Not long after Elvis Presley died of a drug overdose in August 1977, the blunt-spoken John Lennon told a reporter that Presley “died in 1958, when he went into the Army.” There were, in fact, two Elvis Presleys, but the better of the two was elbowed and suffocated early on — career pressures, tumbling tides, you-tell-me-what-else.
The one that mattered was Elvis #1 — a rip-roaring cultural force of the mid ’50s, a slender and sideburned Memphis native who exuded a pulsing sexual energy and totally ruled the rock ‘n’ roll roost from early ’56 to March of ’58 (when he began his two-year military hitch) and who made five half-decent films — Love Me Tender, Loving You, Jailhouse Rock, King Creole and Flaming Star.

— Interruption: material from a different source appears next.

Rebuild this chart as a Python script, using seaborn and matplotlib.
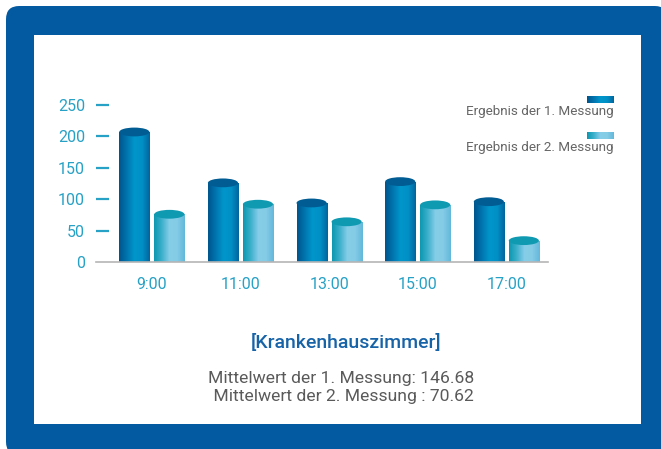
import numpy as np
import pandas as pd
import matplotlib
matplotlib.use('Agg')
import matplotlib.pyplot as plt
from matplotlib.colors import LinearSegmentedColormap
from matplotlib.patches import FancyBboxPatch, Rectangle, Ellipse
import seaborn as sns

# ── data ─────────────────────────────────────
zeiten = ['9:00', '11:00', '13:00', '15:00', '17:00']
messung_1 = [207, 126, 94, 128, 96]
messung_2 = [76, 92, 64, 91, 34]
serien = ['Ergebnis der 1. Messung', 'Ergebnis der 2. Messung']
y_ticks = [0, 50, 100, 150, 200, 250]
titel = '[Krankenhauszimmer]'
mittelwerte = ['Mittelwert der 1. Messung: 146.68',
               ' Mittelwert der 2. Messung : 70.62']

df = pd.DataFrame({
    'Zeit': zeiten * 2,
    'Wert': messung_1 + messung_2,
    'Messung': [serien[0]] * len(zeiten) + [serien[1]] * len(zeiten),
})

# ── colours ──────────────────────────────────
FRAME = '#035aa0'
TEAL = '#27a1c5'
GREY = '#5a5a5a'
cmap_1 = LinearSegmentedColormap.from_list(
    'm1', ['#00548c', '#0074ae', '#0096cb', '#0090c6', '#00649c'])
cmap_2 = LinearSegmentedColormap.from_list(
    'm2', ['#0b97b0', '#3cb0cc', '#86cde8', '#84cbe6', '#62b8da'])
top_1 = '#005c93'
top_2 = '#0f9ab2'

sns.set_theme(style='white')
plt.rcParams['font.family'] = ['Roboto', 'DejaVu Sans']

W, H = 661, 449
fig = plt.figure(figsize=(W / 100, H / 100), dpi=100)
fig.patch.set_facecolor('white')


def fx(px):
    return px / W


def fy(py):
    return 1 - py / H


# frame (drawn behind the axes)
fig.patches.append(FancyBboxPatch(
    (fx(6), fy(455)), fx(662), 449 / H, boxstyle='round,pad=0,rounding_size=0.02',
    transform=fig.transFigure, facecolor=FRAME, edgecolor='none', zorder=-2,
    mutation_aspect=W / H))
fig.patches.append(Rectangle(
    (fx(34), fy(424)), fx(641 - 34), (424 - 35) / H,
    transform=fig.transFigure, facecolor='white', edgecolor='none', zorder=-1))

# ── bar chart ────────────────────────────────
ax = fig.add_axes([fx(96), fy(262), fx(548 - 96), (262 - 98.7) / H])
ax.set_zorder(2)
ax.patch.set_alpha(0)
sns.barplot(data=df, x='Zeit', y='Wert', hue='Messung', order=zeiten,
            hue_order=serien, width=0.79, gap=0.14, errorbar=None,
            legend=False, ax=ax)

grad = np.linspace(0, 1, 256).reshape(1, -1)
n = len(zeiten)
for i, bar in enumerate(ax.patches[:2 * n]):
    cm, top = (cmap_1, top_1) if i < n else (cmap_2, top_2)
    x0, w, h = bar.get_x(), bar.get_width(), bar.get_height()
    bar.set_facecolor('none')
    bar.set_edgecolor('none')
    im = ax.imshow(grad, cmap=cm, extent=(x0, x0 + w, 0, h),
                   aspect='auto', zorder=2, interpolation='bilinear')
    im.set_clip_path(bar)
    ax.add_patch(Ellipse((x0 + w / 2, h), w, 14, facecolor=top,
                         edgecolor='none', zorder=3))

ax.set_xlim(-0.63, 4.47)
ax.set_ylim(0, 260)
ax.set_xlabel('')
ax.set_ylabel('')
ax.set_yticks(y_ticks)
ax.tick_params(axis='y', direction='in', length=9.5, width=1.6, color=TEAL,
               pad=8, labelsize=11.5, labelcolor=TEAL, left=True)
ax.tick_params(axis='x', length=0, pad=11, labelsize=11.5, labelcolor=TEAL)
ax.yaxis.get_major_ticks()[0].tick1line.set_visible(False)
for s in ['left', 'right', 'top']:
    ax.spines[s].set_visible(False)
ax.spines['bottom'].set_color('#b5b5b5')
ax.spines['bottom'].set_linewidth(1.2)

# ── legend ───────────────────────────────────
for (ys, yt), cm, name in zip([(96, 112), (132, 147)], [cmap_1, cmap_2], serien):
    sw = fig.add_axes([fx(587), fy(ys + 7), fx(27), 7 / H])
    sw.set_zorder(2)
    sw.imshow(grad, cmap=cm, aspect='auto', interpolation='bilinear')
    sw.axis('off')
    fig.text(fx(614), fy(yt), name, ha='right', va='center',
             fontsize=9.7, color='#666666')

# ── caption ──────────────────────────────────
fig.text(fx(346), fy(343), titel, ha='center', va='center',
         fontsize=14, fontweight='medium', color='#1763a8')
fig.text(fx(341), fy(378), mittelwerte[0], ha='center', va='center',
         fontsize=12.6, color=GREY)
fig.text(fx(341), fy(396), mittelwerte[1], ha='center', va='center',
         fontsize=12.6, color=GREY)

fig.savefig('out.png', dpi=100)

Elvis #2 was an in-and-outer and mostly a sell-out, the star of a series of appalling, ridiculous Hollywood films, a yokel who didn’t like the counterculture and the antiwar left, and thereafter became a flamboyant conservative who paid President Nixon an obsequious visit in December ’70, and then a flashy, entourage-flanked Las Vegas headliner, and finally a bloated, grotesque, drug-taking, peanut-butter-and-banana-sandwich-consuming, on-the-verge-of-death wreck of his former self.
The apparent aim of this three-hour, two-part HBO movie, directed by Thom Zimny and debuting on 4.14, is to portray Presley as a serious, aspirational, hard-working artist during his slow-decline period (’58 to ’77). Maybe there’s more to this era than is commonly known, but…okay, I’ll watch it and see what goes.